Cost depends on material, size, print method, quantity, and finishing options like foil or embossing. Short runs and simple kraft printing are usually more affordable, while rigid boxes and specialty finishes cost more per unit. A quote should always be based on the actual dieline and production specs, because two boxes that look similar on screen can be very different in material and labor.

How long does the brand packaging process take?

Typical timelines include concept and dieline selection, proofing, sampling, production, and shipping, so custom packaging is rarely instant. Simple digital jobs can move faster, while custom structures, specialty finishes, or large quantities usually require more lead time. If your launch date is fixed, build in extra room; packaging delays have a sneaky way of showing up right when the pressure is highest.

What packaging materials work best for a small business budget?

Kraft board, SBS paperboard, and corrugated mailers are common budget-conscious choices because they balance cost, print quality, and protection.
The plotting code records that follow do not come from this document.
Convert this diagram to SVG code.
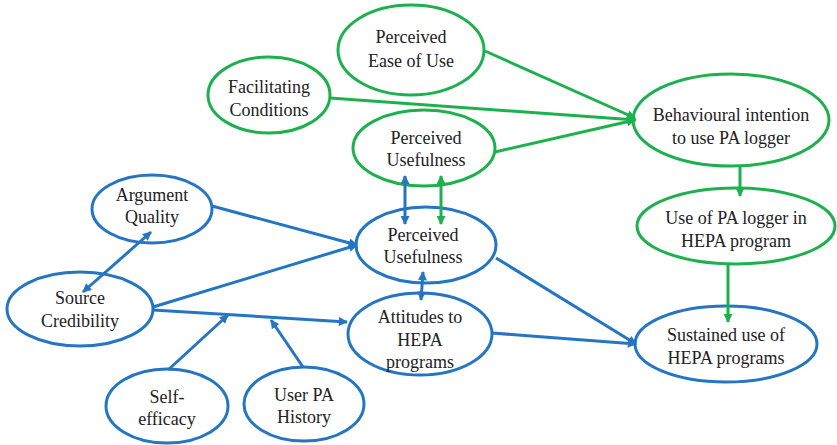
<svg xmlns="http://www.w3.org/2000/svg" width="837" height="445" viewBox="0 0 837 445">
<style>
.b{fill:#fff;stroke:#2475c3;stroke-width:3}
.g{fill:#fff;stroke:#1db14e;stroke-width:3}
.lb{stroke:#2475c3;stroke-width:3;fill:none;marker-end:url(#ab)}
.lg{stroke:#1db14e;stroke-width:3;fill:none;marker-end:url(#ag)}
.db{stroke:#2475c3;stroke-width:3;fill:none;marker-end:url(#ab);marker-start:url(#ab)}
.dg{stroke:#1db14e;stroke-width:3;fill:none;marker-end:url(#ag);marker-start:url(#ag)}
text{font-family:"Liberation Serif","Tinos","DejaVu Serif","Times New Roman",serif;font-size:18px;fill:#222;text-anchor:middle}
</style>
<defs>
<marker id="ab" viewBox="0 0 10 10" refX="9" refY="5" markerWidth="10" markerHeight="9" markerUnits="userSpaceOnUse" orient="auto-start-reverse"><path d="M0,0 L10,5 L0,10 z" fill="#2475c3"/></marker>
<marker id="ag" viewBox="0 0 10 10" refX="9" refY="5" markerWidth="10" markerHeight="9" markerUnits="userSpaceOnUse" orient="auto-start-reverse"><path d="M0,0 L10,5 L0,10 z" fill="#1db14e"/></marker>
</defs>
<g id="peou"><ellipse class="g" cx="411" cy="50" rx="73" ry="45"/><text x="411" y="43">Perceived</text><text x="411" y="67">Ease of Use</text></g>
<g id="fc"><ellipse class="g" cx="269" cy="95" rx="61" ry="38"/><text x="269" y="93">Facilitating</text><text x="269" y="116">Conditions</text></g>
<g id="pu-green"><ellipse class="g" cx="424" cy="148" rx="71" ry="38"/><text x="426" y="144">Perceived</text><text x="426" y="166">Usefulness</text></g>
<g id="bi"><ellipse class="g" cx="731" cy="120" rx="98" ry="46"/><text x="731" y="121">Behavioural intention</text><text x="731" y="144">to use PA logger</text></g>
<g id="use"><ellipse class="g" cx="736" cy="226" rx="99" ry="38"/><text x="736" y="224">Use of PA logger in</text><text x="736" y="247">HEPA program</text></g>
<g id="sustained"><ellipse class="b" cx="726" cy="344" rx="91" ry="38"/><text x="726" y="341">Sustained use of</text><text x="726" y="364">HEPA programs</text></g>
<g id="pu-blue"><ellipse class="b" cx="426" cy="245" rx="70" ry="38"/><text x="423" y="241">Perceived</text><text x="423" y="263">Usefulness</text></g>
<g id="att"><ellipse class="b" cx="420" cy="334" rx="72" ry="41"/><text x="420" y="323">Attitudes to</text><text x="420" y="346">HEPA</text><text x="420" y="368">programs</text></g>
<g id="aq"><ellipse class="b" cx="152" cy="209" rx="60" ry="34"/><text x="152" y="201">Argument</text><text x="152" y="223">Quality</text></g>
<g id="sc"><ellipse class="b" cx="80" cy="309" rx="73" ry="37"/><text x="80" y="304">Source</text><text x="80" y="327">Credibility</text></g>
<g id="se"><ellipse class="b" cx="167" cy="406" rx="61" ry="37"/><text x="167" y="403">Self-</text><text x="167" y="425">efficacy</text></g>
<g id="upa"><ellipse class="b" cx="304" cy="404" rx="60" ry="37"/><text x="304" y="401">User PA</text><text x="304" y="423">History</text></g>
<g id="connectors">
<line class="lg" x1="485" y1="51" x2="635" y2="118"/>
<line class="lg" x1="330" y1="98" x2="636" y2="120"/>
<line class="lg" x1="495" y1="152" x2="635" y2="120"/>
<line class="lg" x1="740" y1="166" x2="740" y2="196"/>
<line class="lg" x1="728" y1="264" x2="728" y2="322"/>
<line class="dg" x1="441" y1="176" x2="441" y2="224"/>
<line class="db" x1="405" y1="176" x2="405" y2="224"/>
<line class="lb" x1="212" y1="206" x2="357" y2="245"/>
<line class="lb" x1="153" y1="307" x2="357" y2="245"/>
<line class="lb" x1="153" y1="310" x2="347" y2="322"/>
<line class="db" x1="151" y1="232" x2="83" y2="292"/>
<line class="lb" x1="168" y1="370" x2="228" y2="315"/>
<line class="lb" x1="303" y1="367" x2="271" y2="320"/>
<line class="db" x1="423" y1="272" x2="421" y2="300"/>
<line class="lb" x1="496" y1="258" x2="636" y2="344"/>
<line class="lb" x1="492" y1="333" x2="636" y2="344"/>
</g>
</svg>
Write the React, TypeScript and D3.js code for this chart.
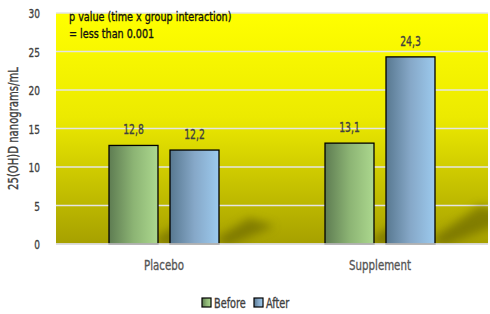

The best material depends on whether the product is being shipped, displayed on shelves, or presented as a premium unboxing experience. For many small brands, a well-designed corrugated mailer beats a prettier but weaker option because it cuts damage and keeps fulfillment simpler.

How do I make my packaging look premium without overspending?

Focus on clean design, consistent branding, and one or two well-chosen finishes instead of stacking every premium option at once. A strong structure, good color control, and a thoughtful opening experience often create a more polished impression than expensive decoration alone. Premium packaging is usually more about discipline than decoration, and that’s a good thing for a small budget.

Strong brand packaging for small business is not about pretending to be bigger than you are. It is about showing customers that you care about details, from the board grade to the fold accuracy to the way the box opens on a kitchen table or a boutique counter. I’ve seen brands double their perceived value with the right package, and I’ve seen others lose trust with a crooked glue flap and a flimsy insert. That gap is real, and it is why smart package branding deserves real attention.

If you build brand packaging for small business with a clear structure, honest materials, and a visual system that matches the product, you give the customer something they can feel before they ever read a review. Start with the product dimensions, Choose the Right structure for the shipping channel, and test one sample hard enough to reveal the weak spots before production. That sequence is simple, but it’s the one that keeps good packaging from turning into a costly reprint.